And that high-tech passing game crashed and burned. The team wasn't only soft on offense, it was soft on defense. Any high school coach can explain that dynamic.
But those Steelers didn't come out of the gate 6-2 like these Steelers. Those Steelers lost their five straight after a 2-1 start. They eventually hit 5-9 after the startling 6-0 loss in a Meadowlands blizzard when the Steelers threw the ball 38 times and ran it 24 times.
At that hopeless point in the season, most of us called for Cowher to play some younger players.
Anyone for Oliver Ross?
Nope, nope, and nope.
Ike Taylor did start one November game thanks to a dime look, but no other rookie from Troy Polamalu's draft class that year received a start. Cowher wouldn't even give his previous year's class any new work, other than what he'd already been giving starter Kendall Simmons and the one September start he gave to Antwaan Randle El in the slot.
Guess what happened the next season? The Steelers went 15-1, and it certainly had nothing to do with any kind of strong finish in 2003. After the losing streak was put to bed, the Steelers went 3-4 to the wire.
The more correct hindsight is that the veterans appreciated the loyalty from the coach, who in turn swallowed his own pride and asked defensive coordinator Dick LeBeau to return after a much-rumored but never-proved acrimonious split following the 1997 season.
The season after that, 2005, the Steelers won the Super Bowl.
How quickly the media forgets. With the walls crumbling down around the team once again, Coach Mike Tomlin told reporters he'd consider changes to his starting lineup. Like Cowher, he thought better of it.
And how the media howled throughout the weekend: How will the players ever trust this man again? His word means nothing anymore!
Chris Hoke, a high-motored reserve playing behind a veteran some might accuse of being "fat and happy," just shook his head.
"You went out and worked because nothing was safe," Hoke said of Tomlin's public contemplation. "Whether you were a starter the whole year or whether you were a starter for a couple of years, your job was not safe. You knew you were on the hot seat."
But can anyone believe this coach the next time he says he's considering changes?
"Sure," Hoke said, "because next time there will be changes."
There's also this to consider: What would the vets have thought had Tomlin played Keyaron Fox over James Farrior? Ryan Mundy over Ryan Clark? Keenan Lewis over Taylor? They would've thought their coach was panicking. The players knew the best players were already on the field.
Credibility wasn't the only virtue being questioned over the weekend. Far and wide, Tomlin was excoriated after the Cleveland loss for having "lost the team," and that his team went out and gave no effort Thursday night.

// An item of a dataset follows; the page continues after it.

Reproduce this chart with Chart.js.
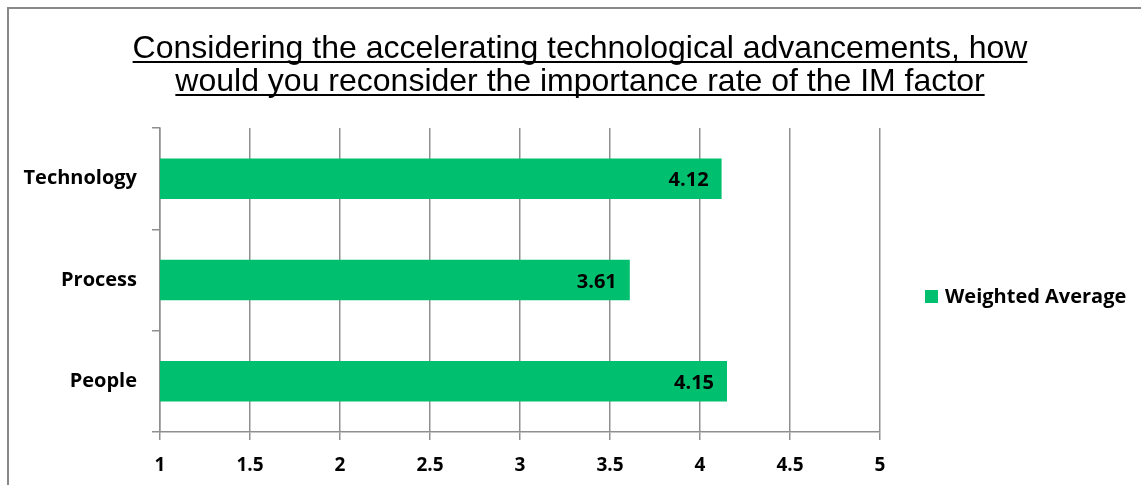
<!DOCTYPE html>
<html>
<head>
<meta charset="utf-8">
<script src="https://cdn.jsdelivr.net/npm/chart.js@4.4.1/dist/chart.umd.min.js"></script>
<style>
  html, body { margin: 0; padding: 0; background: #fff; }
  canvas { display: block; }
</style>
</head>
<body>
<canvas id="imChart" width="1141" height="485"></canvas>
<script>
const titleLines = [
  'Considering the accelerating technological advancements, how',
  'would you reconsider the importance rate of the IM factor'
];
const factors = ['Technology', 'Process', 'People'];
const weightedAvg = [4.12, 3.61, 4.15];
const seriesName = 'Weighted Average';
const barColor = '#00BF6F';
const gridGray = '#8f8f8f';
const labelFont = '"Open Sans", Lato, sans-serif';

// gray frame along the top and left edges
const framePlugin = {
  id: 'frame',
  beforeDraw(chart) {
    const c = chart.ctx;
    c.save();
    c.strokeStyle = '#888';
    c.lineWidth = 2;
    c.beginPath();
    c.moveTo(8, chart.height);
    c.lineTo(8, 8);
    c.lineTo(chart.width, 8);
    c.stroke();
    c.restore();
  }
};

// two-line underlined title
const titlePlugin = {
  id: 'underlinedTitle',
  afterDraw(chart) {
    const c = chart.ctx;
    const cx = 580;
    const baselines = [58, 91];
    c.save();
    c.font = '32px "Liberation Sans", Arial, sans-serif';
    c.fillStyle = '#000';
    c.strokeStyle = '#000';
    c.lineWidth = 2;
    c.textAlign = 'center';
    c.textBaseline = 'alphabetic';
    titleLines.forEach((line, i) => {
      const w = c.measureText(line).width;
      c.fillText(line, cx, baselines[i]);
      c.beginPath();
      c.moveTo(cx - w / 2, baselines[i] + 4);
      c.lineTo(cx + w / 2, baselines[i] + 4);
      c.stroke();
    });
    c.restore();
  }
};

// value printed inside the end of each bar
const valueLabels = {
  id: 'valueLabels',
  afterDatasetsDraw(chart) {
    const c = chart.ctx;
    const meta = chart.getDatasetMeta(0);
    const ds = chart.data.datasets[0];
    c.save();
    c.font = 'bold 20px ' + labelFont;
    c.fillStyle = '#000';
    c.textAlign = 'right';
    c.textBaseline = 'middle';
    meta.data.forEach((bar, i) => {
      c.fillText(ds.data[i].toFixed(2), bar.x - 13, bar.y + 2);
    });
    c.restore();
  }
};

// legend entry to the right of the plot
const sideLegend = {
  id: 'sideLegend',
  afterDraw(chart) {
    const c = chart.ctx;
    const ds = chart.data.datasets[0];
    c.save();
    c.fillStyle = ds.backgroundColor;
    c.fillRect(925, 290, 13, 13);
    c.font = 'bold 20px ' + labelFont;
    c.fillStyle = '#000';
    c.textAlign = 'left';
    c.textBaseline = 'middle';
    c.fillText(ds.label, 945, 297);
    c.restore();
  }
};

const ctx = document.getElementById('imChart').getContext('2d');
new Chart(ctx, {
  type: 'bar',
  data: {
    labels: factors,
    datasets: [{
      label: seriesName,
      data: weightedAvg,
      backgroundColor: barColor,
      borderWidth: 0,
      categoryPercentage: 1,
      barPercentage: 0.4
    }]
  },
  options: {
    indexAxis: 'y',
    responsive: false,
    animation: false,
    layout: { padding: { top: 128, right: 261, bottom: 0, left: 0 } },
    plugins: {
      legend: { display: false },
      title: { display: false },
      tooltip: { enabled: false }
    },
    scales: {
      x: {
        min: 1,
        max: 5,
        afterFit(scale) { scale.height = 53; },
        ticks: {
          stepSize: 0.5,
          color: '#000',
          padding: 14,
          callback: (v) => String(v),
          font: { family: labelFont, size: 19, weight: 'bold' }
        },
        grid: { color: gridGray, lineWidth: 1.5, tickLength: 8 },
        border: { color: gridGray, width: 1.5 }
      },
      y: {
        afterFit(scale) { scale.width = 160; },
        ticks: {
          color: '#000',
          padding: 15,
          font: { family: labelFont, size: 20, weight: 'bold' }
        },
        grid: { offset: true, drawOnChartArea: false, color: gridGray, lineWidth: 1.5, tickLength: 8 },
        border: { color: gridGray, width: 1.5 }
      }
    }
  },
  plugins: [framePlugin, titlePlugin, valueLabels, sideLegend]
});
</script>
</body>
</html>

"I sat home this weekend and I watched the news reports," Hoke said. "I heard what people were saying, and it hurt me because everybody loves Coach Tomlin and everybody's playing hard for the guy. We're preparing the exact same way we prepared last year. We're going into the games with the same mentality as last year. We're just not making the big plays we made last year. I think that's obvious.
"People who say he's lost the team are wrong. Everybody in this locker room respects him. Everybody plays their heart out game after game. That's just ridiculous."
Hoke pointed out that this year's team is 1-7 in games decided by seven points or less, and that last year's team was 6-2 in such games.
"We're not making the big plays like we did last year. That's plain and simple," he said. "Remember at the beginning of the year when you asked me what it'll take to win the Super Bowl? What did I say? LUCK. You need a lotta luck. To win those close games you've got to have luck on your side."
So, the will remains?
"Absolutely," Hoke said. "People who are saying this team just went out there and went through the motions, and there's no leadership or whatever, they're totally out of line by saying that."
If history's any indication, the proof will come next season. Maybe even in a big way.